START

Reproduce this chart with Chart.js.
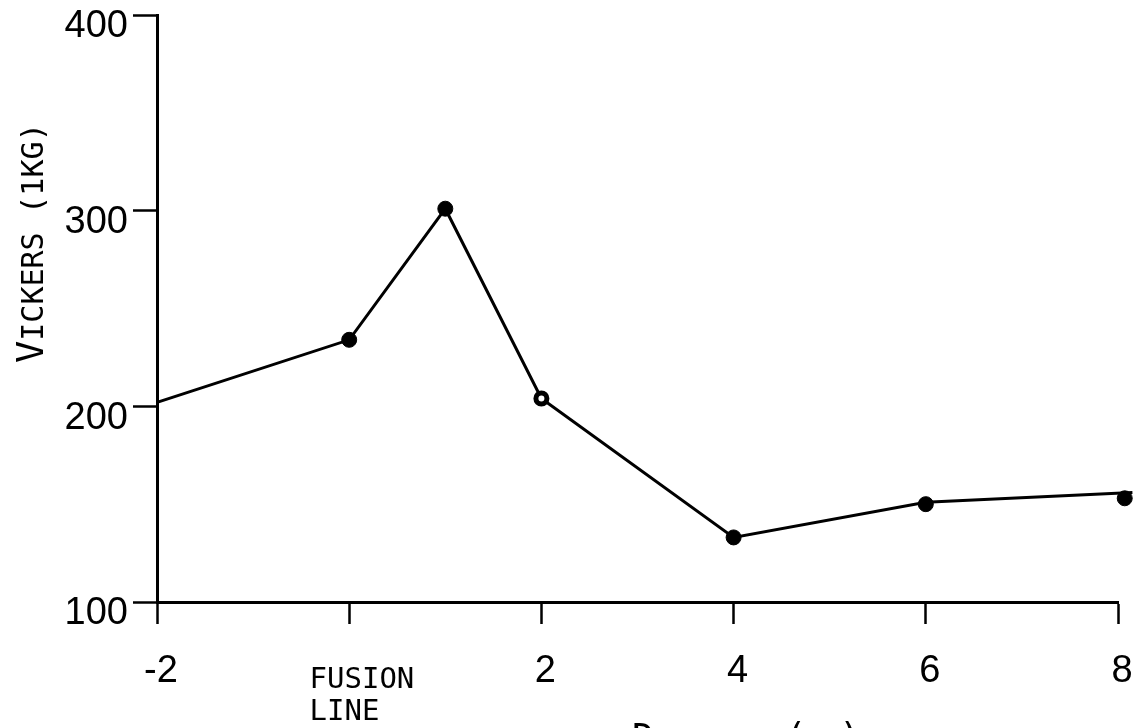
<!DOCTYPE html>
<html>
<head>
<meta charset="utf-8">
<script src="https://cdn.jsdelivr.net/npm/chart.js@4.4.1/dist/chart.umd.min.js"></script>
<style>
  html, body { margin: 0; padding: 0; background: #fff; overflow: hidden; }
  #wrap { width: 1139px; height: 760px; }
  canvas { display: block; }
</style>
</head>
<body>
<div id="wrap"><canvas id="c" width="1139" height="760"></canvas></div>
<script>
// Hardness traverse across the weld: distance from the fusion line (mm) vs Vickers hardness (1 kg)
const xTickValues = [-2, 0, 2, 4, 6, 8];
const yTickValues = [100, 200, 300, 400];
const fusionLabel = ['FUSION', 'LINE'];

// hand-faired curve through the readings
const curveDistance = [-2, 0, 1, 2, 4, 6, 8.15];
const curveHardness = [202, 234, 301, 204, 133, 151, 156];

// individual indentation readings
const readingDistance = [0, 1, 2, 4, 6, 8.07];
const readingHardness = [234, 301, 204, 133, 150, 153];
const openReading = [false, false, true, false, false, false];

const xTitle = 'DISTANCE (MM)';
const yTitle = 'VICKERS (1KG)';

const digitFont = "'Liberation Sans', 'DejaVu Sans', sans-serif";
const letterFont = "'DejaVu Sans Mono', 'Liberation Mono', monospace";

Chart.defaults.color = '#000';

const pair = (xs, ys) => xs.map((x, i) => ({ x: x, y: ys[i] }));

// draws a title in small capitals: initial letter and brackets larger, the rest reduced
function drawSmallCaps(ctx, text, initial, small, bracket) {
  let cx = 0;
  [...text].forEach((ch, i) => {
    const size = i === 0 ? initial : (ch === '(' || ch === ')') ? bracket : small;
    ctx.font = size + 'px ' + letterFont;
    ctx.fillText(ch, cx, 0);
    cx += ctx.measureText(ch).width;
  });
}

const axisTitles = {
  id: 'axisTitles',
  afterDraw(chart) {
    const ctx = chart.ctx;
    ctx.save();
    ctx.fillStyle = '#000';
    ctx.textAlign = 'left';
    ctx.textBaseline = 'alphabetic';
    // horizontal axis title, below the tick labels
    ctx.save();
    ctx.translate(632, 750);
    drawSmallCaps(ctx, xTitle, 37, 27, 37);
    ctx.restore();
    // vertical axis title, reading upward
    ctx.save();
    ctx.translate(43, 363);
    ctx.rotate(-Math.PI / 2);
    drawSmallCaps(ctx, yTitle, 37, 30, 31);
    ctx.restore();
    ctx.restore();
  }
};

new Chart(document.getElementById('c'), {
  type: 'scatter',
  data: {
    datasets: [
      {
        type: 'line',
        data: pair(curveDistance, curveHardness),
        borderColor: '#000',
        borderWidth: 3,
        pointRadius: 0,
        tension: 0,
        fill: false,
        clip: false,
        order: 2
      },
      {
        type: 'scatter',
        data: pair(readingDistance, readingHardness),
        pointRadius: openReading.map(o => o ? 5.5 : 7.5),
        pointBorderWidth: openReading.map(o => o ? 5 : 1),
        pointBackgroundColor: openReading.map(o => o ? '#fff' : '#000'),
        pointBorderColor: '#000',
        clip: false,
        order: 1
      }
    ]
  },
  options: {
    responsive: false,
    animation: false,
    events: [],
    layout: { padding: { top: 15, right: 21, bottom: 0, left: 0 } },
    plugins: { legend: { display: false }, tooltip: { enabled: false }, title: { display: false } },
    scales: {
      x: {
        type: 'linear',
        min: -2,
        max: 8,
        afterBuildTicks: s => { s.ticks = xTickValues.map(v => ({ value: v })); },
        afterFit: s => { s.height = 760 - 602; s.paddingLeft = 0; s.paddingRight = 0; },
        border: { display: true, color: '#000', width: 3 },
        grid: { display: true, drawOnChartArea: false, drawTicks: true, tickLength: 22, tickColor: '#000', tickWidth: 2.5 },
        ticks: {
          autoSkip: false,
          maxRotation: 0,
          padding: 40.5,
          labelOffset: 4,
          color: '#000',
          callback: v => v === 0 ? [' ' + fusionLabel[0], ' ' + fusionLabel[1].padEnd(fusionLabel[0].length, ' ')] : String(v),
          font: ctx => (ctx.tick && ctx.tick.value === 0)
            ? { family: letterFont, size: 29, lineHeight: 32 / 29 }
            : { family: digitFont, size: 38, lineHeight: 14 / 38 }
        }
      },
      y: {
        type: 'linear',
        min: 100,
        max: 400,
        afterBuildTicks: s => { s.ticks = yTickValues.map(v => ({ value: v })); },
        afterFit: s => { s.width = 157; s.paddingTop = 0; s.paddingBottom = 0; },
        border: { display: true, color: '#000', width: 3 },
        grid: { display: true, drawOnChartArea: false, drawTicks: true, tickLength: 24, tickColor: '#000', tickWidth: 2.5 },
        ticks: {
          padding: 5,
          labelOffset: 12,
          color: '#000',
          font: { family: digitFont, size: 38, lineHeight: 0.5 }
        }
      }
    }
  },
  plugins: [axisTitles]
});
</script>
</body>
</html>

END

» Exercise goal
Restate, line by line and word for word, everything from the top of the material through the line that contains "const yTitle = 'VICKERS (1KG)';". Leave pictures out.

» Answer for this exercise
Reproduce this chart with Chart.js.
<!DOCTYPE html>
<html>
<head>
<meta charset="utf-8">
<script src="https://cdn.jsdelivr.net/npm/chart.js@4.4.1/dist/chart.umd.min.js"></script>
<style>
  html, body { margin: 0; padding: 0; background: #fff; overflow: hidden; }
  #wrap { width: 1139px; height: 760px; }
  canvas { display: block; }
</style>
</head>
<body>
<div id="wrap"><canvas id="c" width="1139" height="760"></canvas></div>
<script>
// Hardness traverse across the weld: distance from the fusion line (mm) vs Vickers hardness (1 kg)
const xTickValues = [-2, 0, 2, 4, 6, 8];
const yTickValues = [100, 200, 300, 400];
const fusionLabel = ['FUSION', 'LINE'];

// hand-faired curve through the readings
const curveDistance = [-2, 0, 1, 2, 4, 6, 8.15];
const curveHardness = [202, 234, 301, 204, 133, 151, 156];

// individual indentation readings
const readingDistance = [0, 1, 2, 4, 6, 8.07];
const readingHardness = [234, 301, 204, 133, 150, 153];
const openReading = [false, false, true, false, false, false];

const xTitle = 'DISTANCE (MM)';
const yTitle = 'VICKERS (1KG)';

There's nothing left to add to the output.